Sir: For the information of the Department of State I inclose herewith the text of the boundary treaty between Brazil and Ecuador, the exchange of ratifications of which took place in Petropolis on the 16th instant, together with translation of the same.

* * * * * * *

I have, etc.,

D. E. Thompson.
[Page 103]
[Inclosure.—Translation.]

(From the Journal de Commercio of May 18, 1905.)

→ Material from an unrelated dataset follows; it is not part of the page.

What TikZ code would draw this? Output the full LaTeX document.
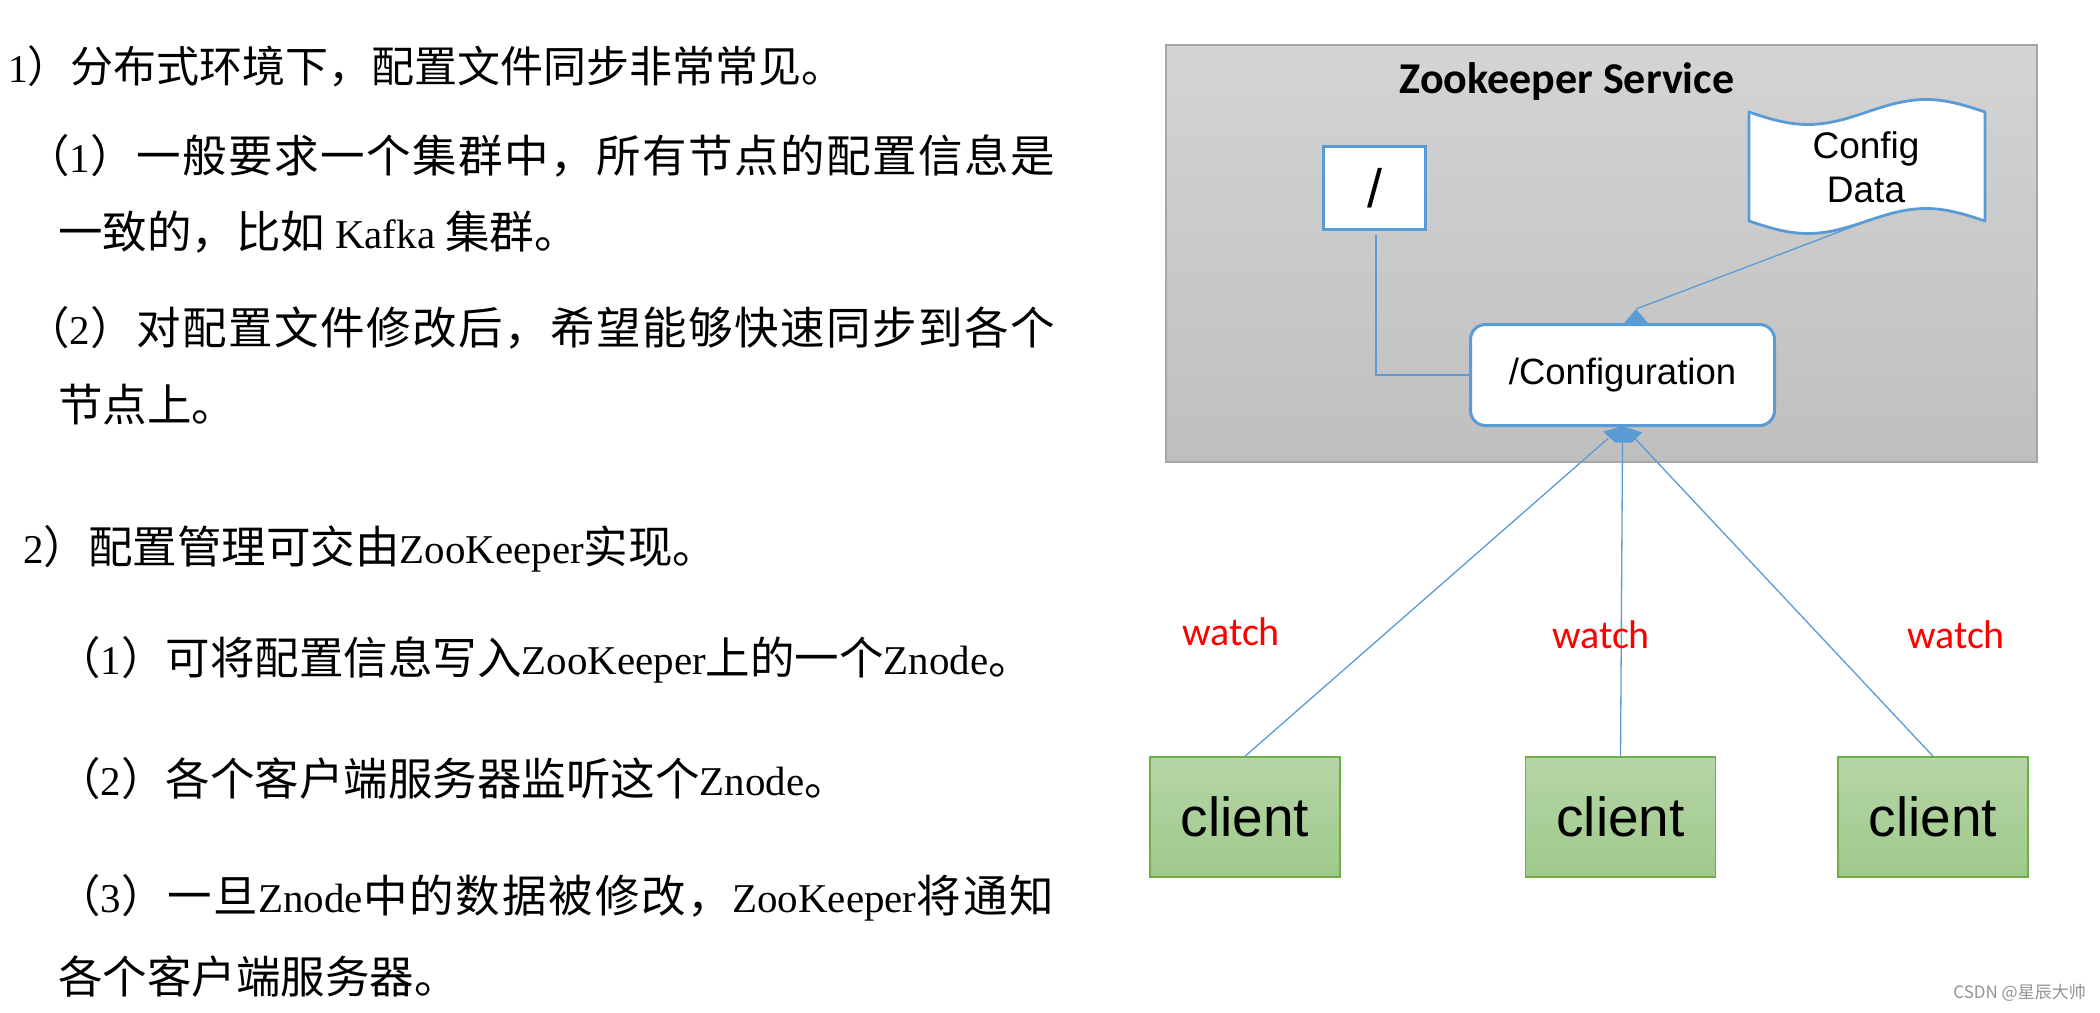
\documentclass[tikz,border=0pt]{standalone}
\usepackage{fontspec}
\setmainfont{Liberation Serif}
\newfontfamily\cjfont{Noto Sans CJK SC}
\newfontfamily\cjwide{Noto Sans CJK SC}[LetterSpace=3.4]
\newfontfamily\cjwideb{Noto Sans CJK SC}[LetterSpace=4.3]
\newfontfamily\latfont{Liberation Serif}[Scale=0.92]
\newfontfamily\arfont{Liberation Sans}
\newfontfamily\carfont{Carlito}
\usetikzlibrary{calc}
\definecolor{zkblue}{HTML}{5B9BD5}
\definecolor{svctop}{HTML}{D4D4D4}
\definecolor{svcbot}{HTML}{BFBFBF}
\definecolor{svcline}{HTML}{A6A6A6}
\definecolor{cltop}{HTML}{B5D6A7}
\definecolor{clbot}{HTML}{9FC98B}
\definecolor{clline}{HTML}{70AD47}
\tikzset{
  txt/.style={inner sep=0pt, anchor=base west, font=\cjfont\fontsize{44.5}{50}\selectfont},
  txtw/.style={txt, font=\cjwide\fontsize{44.5}{50}\selectfont},
  txtwb/.style={txt, font=\cjwideb\fontsize{44.5}{50}\selectfont},
  conn/.style={draw=zkblue, line width=1.3pt},
  svcbox/.style={draw=svcline, line width=2pt, top color=svctop, bottom color=svcbot, minimum width=871pt, minimum height=417pt, inner sep=0pt},
  slashbox/.style={draw=zkblue, line width=3pt, fill=white, minimum width=102pt, minimum height=83pt, inner sep=0pt, font=\arfont\fontsize{54}{58}\selectfont},
  confbox/.style={draw=zkblue, line width=3pt, fill=white, rounded corners=15pt, minimum width=304pt, minimum height=101pt, inner sep=0pt, font=\arfont\fontsize{36.5}{40}\selectfont},
  cfgtext/.style={anchor=base, inner sep=0pt, font=\arfont\fontsize{37}{42}\selectfont},
  clientbox/.style={draw=clline, line width=1.5pt, top color=cltop, bottom color=clbot, minimum width=190pt, minimum height=120pt, inner sep=0pt, font=\arfont\fontsize{55}{60}\selectfont},
  watchlbl/.style={text=red, anchor=base, inner sep=0pt, font=\carfont\fontsize{40}{44}\selectfont},
}
\begin{document}
\begin{tikzpicture}[x=1pt,y=-1pt]
\fill[white] (0,0) rectangle (2100,1012);
\useasboundingbox (0,0) rectangle (2100,1012);

% ---------- left text ----------
\node[txt, font=\cjfont\fontsize{43}{48}\selectfont] (l1) at (8,82) {{\latfont 1}）分布式环境下，配置文件同步非常常见。};
\node[txtw] (l2) at (25,172) {（{\latfont 1}）一般要求一个集群中，所有节点的配置信息是};
\node[txt] (l3) at (58,248) {一致的，比如 {\latfont Kafka} 集群。};
\node[txtw] (l4) at (25,344) {（{\latfont 2}）对配置文件修改后，希望能够快速同步到各个};
\node[txt] (l5) at (58,421) {节点上。};
\node[txt] (l6) at (23,563) {{\latfont 2}）配置管理可交由{\latfont ZooKeeper}实现。};
\node[txt] (l7) at (56,674) {（{\latfont 1}）可将配置信息写入{\latfont ZooKeeper}上的一个{\latfont Znode}。};
\node[txt] (l8) at (56,795) {（{\latfont 2}）各个客户端服务器监听这个{\latfont Znode}。};
\node[txtwb] (l9) at (56,912) {（{\latfont 3}）一旦{\latfont Znode}中的数据被修改，{\latfont ZooKeeper}将通知};
\node[txt] (l10) at (58,993) {各个客户端服务器。};

% ---------- Zookeeper service ----------
\node[svcbox] (svc) at (1601.5,253.5) {};
\node[anchor=base, inner sep=0pt, font=\carfont\bfseries\fontsize{44}{48}\selectfont] (title) at (1567,93) {Zookeeper Service};

\node[slashbox] (slash) at (1374.5,188) {/};
\node[confbox] (conf) at (1622.5,375) {/Configuration};

% Config Data tape
\draw[draw=zkblue, line width=2.8pt, fill=white, line join=round]
  plot[domain=0:360, samples=73] ({1749+(\x/360)*236}, {112+12.5*sin(\x)})
  -- plot[domain=360:0, samples=73] ({1749+(\x/360)*236}, {221+12.5*sin(\x)}) -- cycle;
\node[cfgtext] (cfg1) at (1866,158) {Config};
\node[cfgtext] (cfg2) at (1866,202) {Data};
\coordinate (cfgbot) at (1865,222);

% connectors inside service
\draw[conn] ([xshift=1.5pt,yshift=-4pt]slash.south) |- (conf.west);
\coordinate (cfgtip) at ($(conf.north)+(13.5,-14)$);
\draw[conn] (cfgbot) -- (cfgtip);
\fill[zkblue] (cfgtip) -- ++(-12.5,15) -- ++(25,0) -- cycle;

% ---------- clients ----------
\node[clientbox] (c1) at (1245,817) {client};
\node[clientbox] (c2) at (1620.5,817) {client};
\node[clientbox] (c3) at (1933,817) {client};

\draw[conn] (c1.north) -- ([xshift=-14.5pt,yshift=-11.5pt]conf.south);
\draw[conn] (c2.north) -- ([yshift=-16pt]conf.south);
\draw[conn] (c3.north) -- ([xshift=12.5pt,yshift=-11.5pt]conf.south);
\fill[zkblue] ([yshift=1pt]conf.south) -- ([xshift=19.5pt,yshift=-5.5pt]conf.south)
  -- ([xshift=9.5pt,yshift=-15.5pt]conf.south) -- ([xshift=-7.5pt,yshift=-15.5pt]conf.south)
  -- ([xshift=-19.5pt,yshift=-4.5pt]conf.south) -- cycle;

\node[watchlbl] (w1) at (1231,645) {watch};
\node[watchlbl] (w2) at (1601,648) {watch};
\node[watchlbl] (w3) at (1956,648) {watch};

% watermark
\node[anchor=base east, inner sep=0pt, text=black!42, font=\cjfont\fontsize{17}{19}\selectfont] (wm) at (2086,998) {CSDN @星辰大帅};
\end{tikzpicture}
\end{document}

The treaty of limits between Brazil and Ecuador, whose exchange of ratifications was realized day before yesterday in Petropolis, is of the following tenor:

  • Article 1. The Republic of the United States of Brazil and the Republic of Ecuador agree that if the litigation which exists over limits between Ecuador and Peru terminates favorably for Ecuador, as that Republic hopes, the frontier between Brazil and Ecuador wherever they border shall be the same as that stipulated in Article VII of the convention celebrated in Lima by Brazil and Peru on the 23d of October, 1851, with the unchanged modification of the accord, also signed in Lima, of the 11th of February, 1874, for the exchange of territories on the line of the lçá or Putumayo—that is, that the frontier shall be wholly or in part conforming to the result of the aforesaid litigation—the geodetic line which departs from the mouth of the Igarape Santo Antonio, on the left margin of the Amazon, between Tabatinga and Leticia, and terminates at the confluence of the Apaporis with the Japura or Caqueta, except in the section of the Rio lçá or Putumayo divided by the same line, where the channel of the river between the points of intersection shall form the division.
  • Art. 2. The two high contracting parties declare that in celebrating the present treaty they have no intention of prejudicing any right which the other neighbor nations may prove in time—that is, that they have no intention of modifying the questions of limits pending between Brazil and Colombia and between Ecuador, Colombia, and Peru—a purpose which Brazil also did not have when it negotiated the convention of October 23, 1857, with Peru.
  • Art. 3. This treaty, after being approved by the executive power of each one of the two Republics, shall be ratified by the respective governments and the ratifications shall be exchanged in Rio de Janeiro, in Quito, or in Santiago de Chile.